[START Provided material]
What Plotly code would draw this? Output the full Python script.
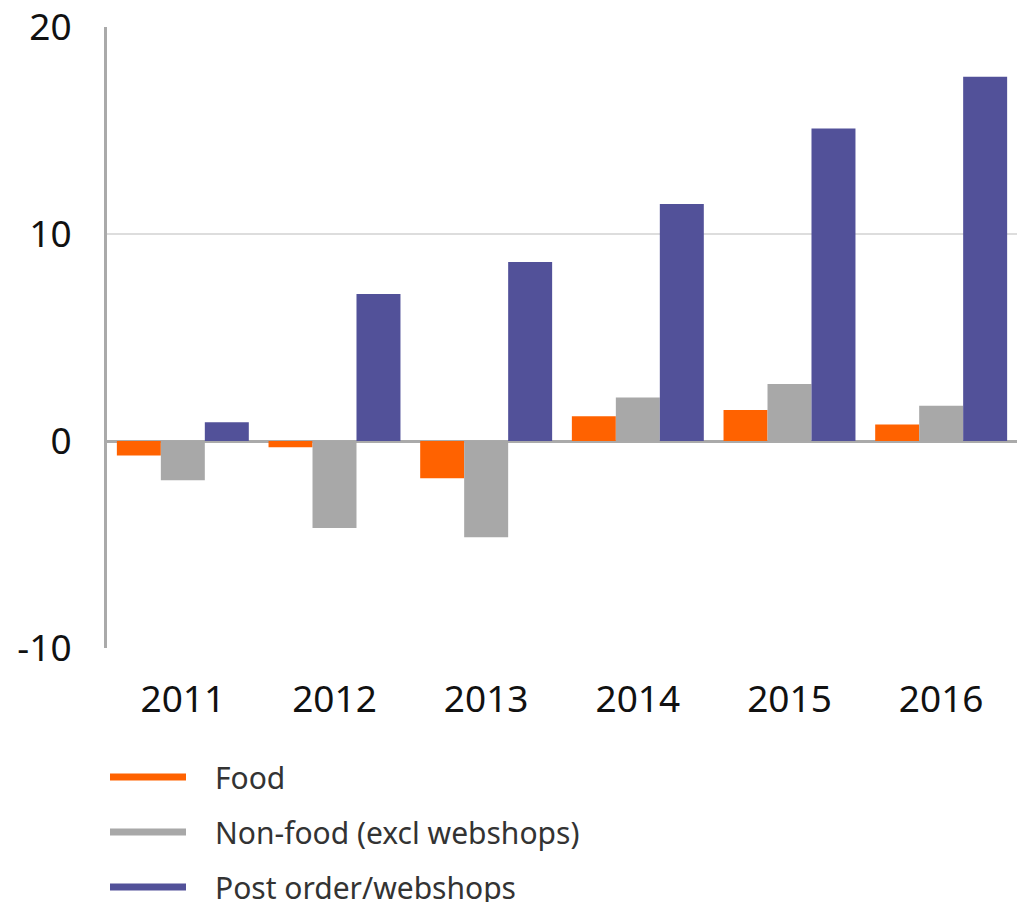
import plotly.graph_objects as go

years = ["2011", "2012", "2013", "2014", "2015", "2016"]
food = [-0.7, -0.3, -1.8, 1.2, 1.5, 0.8]
nonfood = [-1.9, -4.2, -4.65, 2.1, 2.75, 1.7]
post = [0.9, 7.1, 8.65, 11.45, 15.1, 17.6]
series_names = ["Food", "Non-food (excl webshops)", "Post order/webshops"]
colors = ["#FF6200", "#A8A8A8", "#525199"]
y_ticks = [-10, 0, 10, 20]
y_ticktext = ["-10", "0", "10", "20"]

fig = go.Figure()
for name, vals, col in zip(series_names, [food, nonfood, post], colors):
    fig.add_trace(go.Bar(x=years, y=vals, name=name, marker_color=col,
                         marker_line_width=0, showlegend=False))

# legend drawn as line + text
for i, (name, col) in enumerate(zip(series_names, colors)):
    ypix = 777 + i * 55
    yp = 1 - (ypix - 27) / (648 - 27)
    fig.add_shape(type="line", xref="paper", yref="paper",
                  x0=(110 - 107) / 910, x1=(186 - 107) / 910, y0=yp, y1=yp,
                  line=dict(color=col, width=7))
    fig.add_annotation(xref="paper", yref="paper", x=(213 - 107) / 910, y=yp,
                       text=name, showarrow=False, xanchor="left", yanchor="middle",
                       font=dict(family="Noto Sans", size=30, color="#333333"))

fig.update_layout(
    width=1017, height=902,
    margin=dict(l=107, r=0, t=27, b=254),
    paper_bgcolor="white", plot_bgcolor="white",
    barmode="group", bargap=0.13, bargroupgap=0,
    font=dict(family="Noto Sans", size=37, color="#111111"),
    showlegend=False,
)
fig.update_xaxes(showgrid=False, showline=False, ticks="", ticklabelstandoff=26,
                 tickfont=dict(size=37))
fig.update_yaxes(range=[-10, 20], tickvals=y_ticks, ticktext=y_ticktext,
                 showgrid=True, gridcolor="#DDDDDD",
                 gridwidth=1.5, zeroline=True, zerolinecolor="#AAAAAA", zerolinewidth=3,
                 showline=True, linecolor="#AAAAAA", linewidth=3, ticks="",
                 ticklabelstandoff=25, ticklabeloverflow="allow",
                 tickfont=dict(size=37))

fig.write_html("out.html")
[END Provided material]
Set exercise. Quote, exactly and only, the lines from the first line of the data above through the line containing "marker_line_width=0, showlegend=False))". The pictures do not belong in it.

Exercise solution.
What Plotly code would draw this? Output the full Python script.
import plotly.graph_objects as go

years = ["2011", "2012", "2013", "2014", "2015", "2016"]
food = [-0.7, -0.3, -1.8, 1.2, 1.5, 0.8]
nonfood = [-1.9, -4.2, -4.65, 2.1, 2.75, 1.7]
post = [0.9, 7.1, 8.65, 11.45, 15.1, 17.6]
series_names = ["Food", "Non-food (excl webshops)", "Post order/webshops"]
colors = ["#FF6200", "#A8A8A8", "#525199"]
y_ticks = [-10, 0, 10, 20]
y_ticktext = ["-10", "0", "10", "20"]

fig = go.Figure()
for name, vals, col in zip(series_names, [food, nonfood, post], colors):
    fig.add_trace(go.Bar(x=years, y=vals, name=name, marker_color=col,
                         marker_line_width=0, showlegend=False))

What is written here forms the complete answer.